Smallest $\sigma$-algebra such that $X$ is a random variable Let $X: \Omega \to \mathbb{R}$ be a random variable on a probability space $(\Omega, \mathcal{F}, \mathbb{P})$. It could be shown that $\Pi(X) := \\{ \\{X \leq x\\}: x \in \mathbb{R}\\} \subseteq \mathcal{F}$ is a $\pi$-system. Now, I want to show that $\Pi(X)$ generates $\sigma(X)$. Notwithstanding that this question is quite related to other posts, I have trouble to make ends meet according to the formulation of the above statement. If I am right, we want to show that \begin{align} \sigma(X) = \\{X^{-1}(B): B \in \mathcal{B}(\mathbb{R})\\}= \sigma(\\{\\{X\leq x\\}:x \in \mathbb{R}\\}). \end{align} However, I can not express how $\mathcal{B}(\mathbb{R})$ is generated $\neq \sigma\\{ \\{X \leq x\\} :x \in \mathbb{R}\\}$. Due to this indistinctness, I am not sure how to interchange the inverse image $X^{-1}$ in and out the $\sigma$ to find the result. Any help is appreciated!

Clearly $\Pi(X) \subset \sigma(X)$, which implies $\sigma(\Pi(X)) \subset \sigma(X)$.

The interesting part is the other inclusion.
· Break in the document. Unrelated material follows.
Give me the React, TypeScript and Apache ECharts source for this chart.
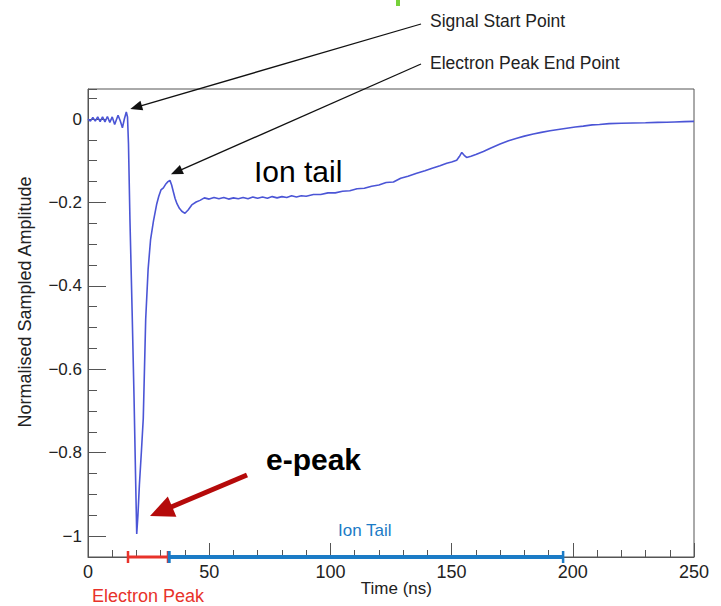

Let $M = \\{ B \in \mathcal{B}(\mathbb{R}) \mid X^{-1}(B) \in \sigma(\Pi(X))\\}$. By definition, $M$ contains all intervals of the form $(-\infty, x]$. This implies $$\mathcal{B}(\mathbb{R}) = \sigma(\\{(-\infty, x] \mid x \in \mathbb{R}\\}) \subset \sigma(M) = M \subset \mathcal{B}(\mathbb{R}),$$ since $M$ is itself a $\sigma$-Algebra (this is easy to verify).

Now we have proven $M = \mathcal{B}(\mathbb{R})$, which means $\sigma(X) \subset \sigma(\Pi(X))$.